When checking the transition maps for differentiability in order to determine if a manifold is differentiable, do we fill in any removable singularities (i.e. simplify the function composition before differentiating)? Or do these removable singularities make a difference?
The example I'm thinking about is the manifold $\mathbb{R}$ with the single chart $x\mapsto\sqrt[3]{x}$.
If you don't ignore removable singularities then this atlas is only $C^0$ since it's neither compatible with itself nor (by the chain rule) any other atlas beyond $C^0$.
But if you do ignore removable singularities this leads to odd behavior, such as a smooth manifold with a chart that isn't even differentiable.
I think you're worrying about something that's not happening. What you've done is given $\Bbb R$ a differentiable structure with precisely one chart, the map $\varphi: x \mapsto x^{1/3}$. Now the compatibility demand is that given two charts $\varphi, \psi$ (defined on all of $\Bbb R$ for convenience of notation), the map $\varphi \circ \psi^{-1}$ is smooth. In particular, note that we don't take derivatives until after we've passed to transition functions.
But given any chart $\varphi$ (in particular yours!), $\varphi \circ \varphi^{-1} = \text{Id}$, no matter what, no singularities, etc. Every chart is compatible with itself.
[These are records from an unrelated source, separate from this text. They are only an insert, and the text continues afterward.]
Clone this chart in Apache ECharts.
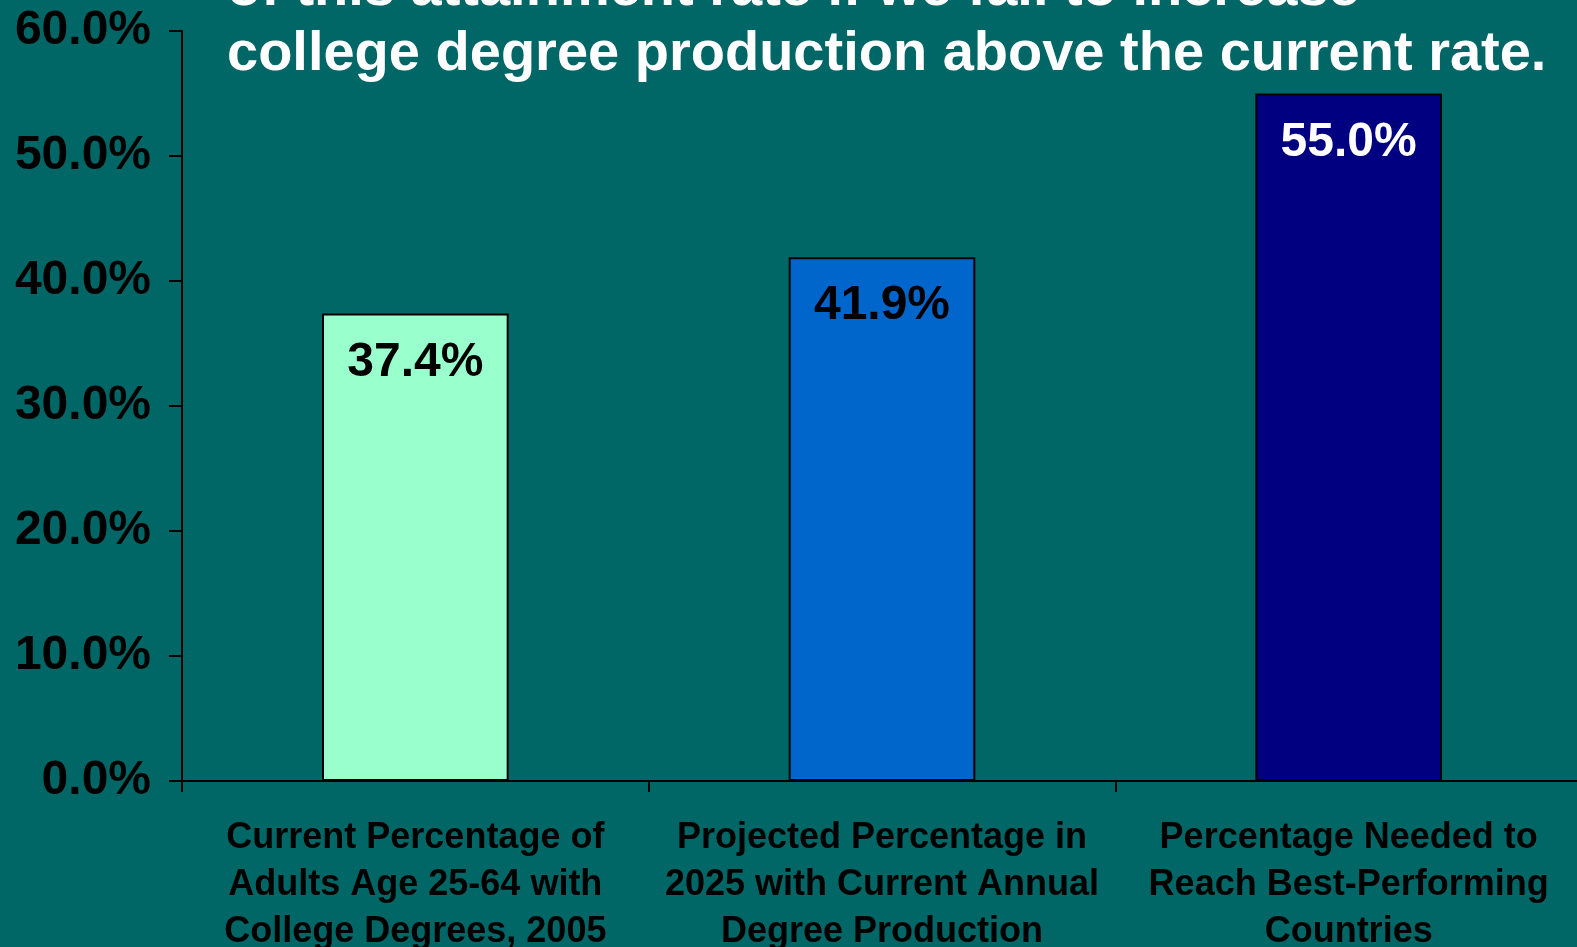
<!DOCTYPE html>
<html>
<head>
<meta charset="utf-8">
<script src="https://cdn.jsdelivr.net/npm/echarts@6/dist/echarts.min.js"></script>
<style>
  html, body { margin: 0; padding: 0; background: #006666; }
  #chart { width: 1577px; height: 947px; }
</style>
</head>
<body>
<div id="chart"></div>
<script>
// Share of adults with college degrees: now, projected, and needed
const categories = [
  'Current Percentage of\nAdults Age 25-64 with\nCollege Degrees, 2005',
  'Projected Percentage in\n2025 with Current Annual\nDegree Production',
  'Percentage Needed to\nReach Best-Performing\nCountries'
];
const values = [37.4, 41.9, 55.0];
const barColors = ['#99FFCC', '#0066CC', '#000080'];
const labelColors = ['#000000', '#000000', '#FFFFFF'];
const titleText = 'of this attainment rate if we fail to increase\ncollege degree production above the current rate.';

const FONT = '"Liberation Sans", Arial, sans-serif';

const chart = echarts.init(document.getElementById('chart'), null, { renderer: 'canvas' });

chart.setOption({
  backgroundColor: '#006666',
  animation: false,
  title: {
    text: titleText,
    left: 222,
    top: -48,
    textStyle: {
      color: '#FFFFFF',
      fontFamily: FONT,
      fontWeight: 'bold',
      fontSize: 56,
      lineHeight: 65
    }
  },
  grid: {
    left: 182, top: 31, width: 1400, height: 750,
    containLabel: false,
    outerBoundsMode: 'none'
  },
  xAxis: {
    type: 'category',
    data: categories,
    boundaryGap: true,
    axisLine: { lineStyle: { color: '#000000', width: 2 } },
    axisTick: { show: true, length: 11, lineStyle: { color: '#000000', width: 2 } },
    axisLabel: {
      interval: 0,
      margin: 34,
      color: '#000000',
      fontFamily: FONT,
      fontWeight: 'bold',
      fontSize: 36,
      lineHeight: 47
    }
  },
  yAxis: {
    type: 'value',
    min: 0,
    max: 60,
    interval: 10,
    splitLine: { show: false },
    axisLine: { show: true, lineStyle: { color: '#000000', width: 2 } },
    axisTick: { show: true, length: 13, lineStyle: { color: '#000000', width: 2 } },
    axisLabel: {
      margin: 31,
      color: '#000000',
      fontFamily: FONT,
      fontWeight: 'bold',
      fontSize: 48,
      formatter: v => v.toFixed(1) + '%'
    }
  },
  series: [{
    type: 'bar',
    barWidth: '40%',
    data: values.map((v, i) => ({
      value: v,
      itemStyle: { color: barColors[i], borderColor: '#000000', borderWidth: 2 },
      label: { color: labelColors[i] }
    })),
    label: {
      show: true,
      position: 'insideTop',
      distance: 25,
      fontFamily: FONT,
      fontWeight: 'bold',
      fontSize: 48,
      lineHeight: 48,
      formatter: p => p.value.toFixed(1) + '%'
    }
  }]
});
</script>
</body>
</html>
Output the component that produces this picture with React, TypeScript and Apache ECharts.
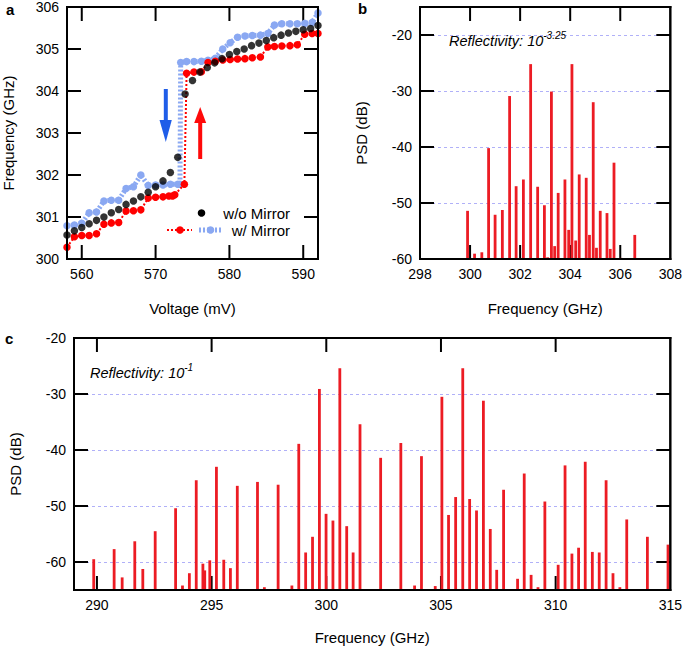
import React, { useEffect, useRef } from 'react';
import * as echarts from 'echarts';

// ---------- Panel a: frequency vs voltage ----------
const voltage = [558, 559, 560, 561, 562, 563, 564, 565, 566, 567, 568, 569, 570, 571, 572, 573, 574, 575, 576, 577, 578, 579, 580, 581, 582, 583, 584, 585, 586, 587, 588, 589, 590, 591, 592];
const freqNoMirror = [300.57, 300.67, 300.75, 300.84, 300.92, 301.0, 301.1, 301.18, 301.3, 301.38, 301.48, 301.59, 301.72, 301.86, 302.06, 302.42, 303.93, 304.25, 304.45, 304.56, 304.67, 304.77, 304.87, 304.94, 305.0, 305.08, 305.14, 305.2, 305.27, 305.33, 305.38, 305.42, 305.46, 305.49, 305.56];

const upVoltage = [558, 559, 560, 561, 562, 563, 564, 565, 566, 567, 568, 569, 570, 571, 571.8, 572.3, 572.6, 573.9, 574.2, 575.2, 576.2, 577.1, 578.1, 579.1, 580.1, 581.1, 582.1, 583.1, 584.2, 585.2, 586.1, 587.1, 588.2, 589.2, 590.2, 591.2, 592];
const upFreq = [300.28, 300.53, 300.56, 300.56, 300.6, 300.83, 300.86, 300.87, 301.14, 301.15, 301.17, 301.45, 301.47, 301.48, 301.5, 301.5, 301.53, 301.78, 304.42, 304.45, 304.46, 304.68, 304.71, 304.74, 304.75, 304.76, 304.77, 304.79, 304.81, 305.05, 305.06, 305.07, 305.08, 305.1, 305.35, 305.37, 305.37];

const downVoltage = [558, 559, 560, 561, 562, 563, 564, 565, 566, 567, 568, 569, 570, 571, 572, 573, 573.3, 573.4, 574.2, 575.2, 576.2, 577.1, 578.1, 579.1, 580.1, 581.1, 582.1, 583.1, 584.2, 585.2, 586.1, 587.1, 588.2, 589.2, 590.2, 591.2, 592];
const downFreq = [300.79, 300.81, 300.85, 301.1, 301.12, 301.38, 301.4, 301.4, 301.68, 301.72, 302.0, 301.75, 301.76, 301.76, 301.78, 301.78, 301.78, 304.68, 304.7, 304.7, 304.71, 304.73, 304.78, 305.0, 305.15, 305.28, 305.31, 305.32, 305.33, 305.37, 305.57, 305.6, 305.6, 305.6, 305.61, 305.63, 305.86];

const aXRange = [558, 592];
const aYRange = [300, 306];
const aXLabels = [560, 570, 580, 590];
const aYLabels = [300, 301, 302, 303, 304, 305, 306];
const aYTicks = [301, 302, 303, 304, 305];

// ---------- Panel b: PSD, reflectivity 10^-3.25 ----------
const bFreq = [299.9, 300.18, 300.47, 300.74, 301.0, 301.29, 301.58, 301.84, 302.13, 302.42, 302.7, 302.97, 303.1, 303.25, 303.38, 303.52, 303.79, 303.94, 304.07, 304.22, 304.36, 304.64, 304.77, 304.92, 305.05, 305.2, 305.47, 305.6, 305.75, 306.03, 306.58];
const bPsd = [-51.4, -59.05, -58.8, -40.2, -52.1, -51.25, -30.9, -47.0, -45.8, -25.2, -47.1, -50.4, -59.7, -30.1, -57.7, -48.2, -45.8, -54.8, -25.2, -56.7, -44.9, -45.5, -55.7, -32.0, -58.0, -51.4, -51.8, -58.2, -42.8, -59.8, -55.7];
const bXRange = [298, 308];
const bYRange = [-60, -15];
const bXLabels = [298, 300, 302, 304, 306, 308];
const bXTicks = [300, 302, 304, 306];
const bYLabels = [-60, -50, -40, -30, -20];
const bYTicks = [-50, -40, -30, -20];

// ---------- Panel c: PSD, reflectivity 10^-1 ----------
const cFreq = [289.86, 290.75, 291.1, 291.65, 292.0, 292.54, 293.43, 293.73, 294.03, 294.33, 294.62, 294.7, 294.92, 295.21, 295.53, 295.82, 296.12, 297.0, 297.3, 297.9, 298.5, 298.8, 299.1, 299.4, 299.7, 299.99, 300.29, 300.59, 300.89, 301.17, 301.47, 302.37, 303.25, 303.85, 304.15, 304.75, 305.04, 305.33, 305.64, 305.95, 306.25, 306.55, 306.85, 307.15, 307.43, 307.73, 308.34, 308.63, 308.93, 309.23, 309.53, 310.11, 310.41, 310.71, 311.0, 311.29, 311.6, 311.9, 312.2, 312.5, 312.8, 313.1, 314.0, 314.9];
const cPsd = [-59.5, -57.7, -62.75, -56.3, -61.25, -54.5, -50.4, -64.2, -62.0, -45.4, -60.3, -61.5, -59.7, -43.0, -59.6, -61.1, -46.4, -45.7, -64.5, -46.2, -64.2, -38.9, -58.3, -55.5, -29.1, -51.4, -52.6, -25.4, -53.6, -58.3, -35.4, -41.4, -38.75, -64.2, -41.1, -64.3, -30.5, -51.6, -48.4, -25.4, -48.75, -50.8, -31.2, -54.1, -61.4, -47.1, -63.0, -44.2, -62.3, -64.5, -49.2, -60.5, -42.75, -58.5, -57.45, -42.1, -58.2, -58.3, -45.4, -62.0, -64.5, -52.4, -55.5, -56.9];
const cXRange = [289, 315];
const cYRange = [-65, -20];
const cXLabels = [290, 295, 300, 305, 310, 315];
const cXTicks = [290, 295, 300, 305, 310];
const cYLabels = [-60, -50, -40, -30, -20];
const cYTicks = [-60, -50, -40, -30];

const FONT = 'Liberation Sans';
const RED = '#ec1c24';
const BLUE_LIGHT = '#8aa8f2';
const TICK_LEN = 14;

const makeLabel = (values: number[]) => ({ show: true, color: '#000', fontSize: 14, fontFamily: FONT, margin: 8, customValues: values });
const nameStyle = () => ({ color: '#000', fontSize: 15, fontFamily: FONT });

function xAxisDef(grid: number, range: number[], labels: number[], name: string, nameGap: number) {
  return {
    gridIndex: grid, type: 'value', min: range[0], max: range[1],
    axisLine: { show: true, lineStyle: { color: '#000', width: 2 } }, axisTick: { show: false },
    axisLabel: makeLabel(labels), splitLine: { show: false },
    name, nameLocation: 'middle', nameGap, nameTextStyle: nameStyle(),
  };
}
function yAxisDef(grid: number, range: number[], labels: number[], grids: number[], dashed: boolean, name: string) {
  return {
    gridIndex: grid, type: 'value', min: range[0], max: range[1],
    axisLine: { show: true, lineStyle: { color: '#000', width: 2 } }, axisTick: { show: false, customValues: grids },
    axisLabel: makeLabel(labels),
    splitLine: dashed ? { show: true, lineStyle: { color: '#b0b0f8', width: 1, type: [3, 3] } } : { show: false },
    name, nameLocation: 'middle', nameGap: 51, nameTextStyle: nameStyle(),
  };
}

// frame edges: rows [x1, y1, x2, y2] in data coordinates
function frameRows(xr: number[], yr: number[]) {
  return [
    [xr[0], yr[0], xr[1], yr[0]],
    [xr[0], yr[1], xr[1], yr[1]],
    [xr[0], yr[0], xr[0], yr[1]],
    [xr[1], yr[0], xr[1], yr[1]],
  ];
}
// inward ticks: rows [x, y, orientation(0 vertical / 1 horizontal), direction(+1 / -1 in pixels)]
function tickRows(xr: number[], yr: number[], xt: number[], yt: number[]) {
  const rows: number[][] = [];
  xt.forEach((v) => { rows.push([v, yr[0], 0, -1]); rows.push([v, yr[1], 0, 1]); });
  yt.forEach((v) => { rows.push([xr[0], v, 1, 1]); rows.push([xr[1], v, 1, -1]); });
  return rows;
}

function frameSeries(idx: number, xr: number[], yr: number[]) {
  return {
    type: 'custom', xAxisIndex: idx, yAxisIndex: idx, z: 6,
    data: frameRows(xr, yr),
    encode: { x: 0, y: 1 },
    renderItem: (_p: any, api: any) => {
      const a = api.coord([api.value(0), api.value(1)]);
      const b = api.coord([api.value(2), api.value(3)]);
      return {
        type: 'rect',
        shape: { x: Math.min(a[0], b[0]) - 1, y: Math.min(a[1], b[1]) - 1, width: Math.abs(a[0] - b[0]) + 2, height: Math.abs(a[1] - b[1]) + 2 },
        style: { fill: '#000' },
      };
    },
  };
}

function tickSeries(idx: number, xr: number[], yr: number[], xt: number[], yt: number[]) {
  return {
    type: 'custom', xAxisIndex: idx, yAxisIndex: idx, z: 2,
    data: tickRows(xr, yr, xt, yt),
    encode: { x: 0, y: 1 },
    renderItem: (_p: any, api: any) => {
      const a = api.coord([api.value(0), api.value(1)]);
      const vertical = api.value(2) === 0;
      const dir = api.value(3);
      const shape = vertical
        ? { x: a[0] - 1, y: dir > 0 ? a[1] : a[1] - TICK_LEN, width: 2, height: TICK_LEN }
        : { x: dir > 0 ? a[0] : a[0] - TICK_LEN, y: a[1] - 1, width: TICK_LEN, height: 2 };
      return { type: 'rect', shape, style: { fill: '#000' } };
    },
  };
}

function stems(freq: number[], psd: number[], base: number, idx: number) {
  return {
    type: 'custom', xAxisIndex: idx, yAxisIndex: idx, z: 2,
    data: freq.map((f, i) => [f, psd[i]]),
    encode: { x: 0, y: 1 },
    renderItem: (_p: any, api: any) => {
      const top = api.coord([api.value(0), api.value(1)]);
      const bot = api.coord([api.value(0), base]);
      return {
        type: 'rect',
        shape: { x: top[0] - 1.4, y: top[1], width: 2.8, height: bot[1] - top[1] },
        style: { fill: RED },
      };
    },
  };
}

const richStyle = () => ({
  m: { fontSize: 14.5, fontStyle: 'italic', fontFamily: FONT, lineHeight: 22 },
  s: { fontSize: 10, fontStyle: 'italic', fontFamily: FONT, verticalAlign: 'top', lineHeight: 12 },
});

export default function App() {
  const ref = useRef<HTMLDivElement>(null);
  useEffect(() => {
    if (!ref.current) return;
    const chart = echarts.init(ref.current, null, { renderer: 'svg' });
    const option: any = {
      animation: false,
      textStyle: { fontFamily: FONT },
      grid: [
        { left: 66, top: 7, width: 252, height: 252, show: true, borderColor: '#000', borderWidth: 2, backgroundColor: 'transparent' },
        { left: 420, top: 7, width: 252, height: 252, show: true, borderColor: '#000', borderWidth: 2, backgroundColor: 'transparent' },
        { left: 66, top: 338, width: 605, height: 252.5, show: true, borderColor: '#000', borderWidth: 2, backgroundColor: 'transparent' },
      ],
      xAxis: [
        xAxisDef(0, aXRange, aXLabels, 'Voltage (mV)', 42),
        xAxisDef(1, bXRange, bXLabels, 'Frequency (GHz)', 42),
        xAxisDef(2, cXRange, cXLabels, 'Frequency (GHz)', 40),
      ],
      yAxis: [
        yAxisDef(0, aYRange, aYLabels, aYLabels, false, 'Frequency (GHz)'),
        yAxisDef(1, bYRange, bYLabels, bYTicks, true, 'PSD (dB)'),
        yAxisDef(2, cYRange, cYLabels, cYTicks, true, 'PSD (dB)'),
      ],
      series: [
        tickSeries(0, aXRange, aYRange, aXLabels, aYTicks),
        tickSeries(1, bXRange, bYRange, bXTicks, bYTicks),
        tickSeries(2, cXRange, cYRange, cXTicks, cYTicks),
        {
          name: 'w/ Mirror (down)', type: 'line', xAxisIndex: 0, yAxisIndex: 0, z: 3,
          data: downVoltage.map((v, i) => [v, downFreq[i]]),
          symbol: 'circle', symbolSize: 7.5, showSymbol: true,
          lineStyle: { color: BLUE_LIGHT, width: 5, type: [2, 2] },
          itemStyle: { color: BLUE_LIGHT },
        },
        {
          name: 'w/ Mirror (up)', type: 'line', xAxisIndex: 0, yAxisIndex: 0, z: 4,
          data: upVoltage.map((v, i) => [v, upFreq[i]]),
          symbol: 'circle', symbolSize: 7.5, showSymbol: true,
          lineStyle: { color: '#ff0000', width: 2, type: [2, 2] },
          itemStyle: { color: '#ff0000' },
        },
        {
          name: 'w/o Mirror', type: 'scatter', xAxisIndex: 0, yAxisIndex: 0, z: 5,
          data: voltage.map((v, i) => [v, freqNoMirror[i]]),
          symbol: 'circle', symbolSize: 7.5,
          itemStyle: { color: '#000' },
        },
        stems(bFreq, bPsd, bYRange[0], 1),
        stems(cFreq, cPsd, cYRange[0], 2),
        frameSeries(0, aXRange, aYRange),
        frameSeries(1, bXRange, bYRange),
        frameSeries(2, cXRange, cYRange),
      ],
      graphic: [
        { type: 'text', x: 6, y: 2, style: { text: 'a', fontSize: 15, fontWeight: 'bold', fontFamily: FONT, fill: '#000' } },
        { type: 'text', x: 358, y: 1, style: { text: 'b', fontSize: 15, fontWeight: 'bold', fontFamily: FONT, fill: '#000' } },
        { type: 'text', x: 5, y: 331, style: { text: 'c', fontSize: 15, fontWeight: 'bold', fontFamily: FONT, fill: '#000' } },
        // arrows
        { type: 'rect', z: 20, shape: { x: 163.8, y: 89, width: 4, height: 32 }, style: { fill: '#1f5de8' } },
        { type: 'polygon', z: 20, shape: { points: [[159.5, 120], [171.8, 120], [165.8, 142]] }, style: { fill: '#1f5de8' } },
        { type: 'rect', z: 20, shape: { x: 198.2, y: 122, width: 4, height: 37 }, style: { fill: '#ff0a0a' } },
        { type: 'polygon', z: 20, shape: { points: [[194.2, 123], [206.2, 123], [200.2, 107]] }, style: { fill: '#ff0a0a' } },
        // legend
        { type: 'circle', z: 20, shape: { cx: 201.5, cy: 213, r: 3.8 }, style: { fill: '#000' } },
        { type: 'text', z: 20, x: 290, y: 213, style: { text: 'w/o Mirror', fontSize: 15, fontFamily: FONT, fill: '#000', align: 'right', verticalAlign: 'middle' } },
        { type: 'line', z: 20, shape: { x1: 167, y1: 230, x2: 192, y2: 230 }, style: { stroke: '#ff0000', lineWidth: 2, lineDash: [2, 2] } },
        { type: 'circle', z: 20, shape: { cx: 180, cy: 230, r: 3.8 }, style: { fill: '#ff0000' } },
        { type: 'line', z: 20, shape: { x1: 199, y1: 230, x2: 222, y2: 230 }, style: { stroke: BLUE_LIGHT, lineWidth: 5, lineDash: [2, 2] } },
        { type: 'circle', z: 20, shape: { cx: 210.5, cy: 230, r: 3.8 }, style: { fill: BLUE_LIGHT } },
        { type: 'text', z: 20, x: 290, y: 230, style: { text: 'w/ Mirror', fontSize: 15, fontFamily: FONT, fill: '#000', align: 'right', verticalAlign: 'middle' } },
        // reflectivity annotations
        { type: 'text', z: 20, x: 449, y: 41, style: { text: '{m|Reflectivity: 10}{s|-3.25}', verticalAlign: 'middle', fill: '#000', rich: richStyle() } },
        { type: 'text', z: 20, x: 90, y: 373, style: { text: '{m|Reflectivity: 10}{s|-1}', verticalAlign: 'middle', fill: '#000', rich: richStyle() } },
      ],
    };
    chart.setOption(option);
    return () => chart.dispose();
  }, []);
  return <div ref={ref} style={{ position: 'absolute', left: 0, top: 0, width: 685, height: 646, background: '#fff' }} />;
}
(I suspect the upset stomach comes because you know that $x^{1/3}$ is not differentiable at the origin. This would cause trouble if, say, we were trying to show that this chart was compatible with the standard (identity) chart - it's not! But we don't need to take the derivative of $x^{1/3}$ itself at any point in the process if we're just trying to show this chart is compatible with itself.)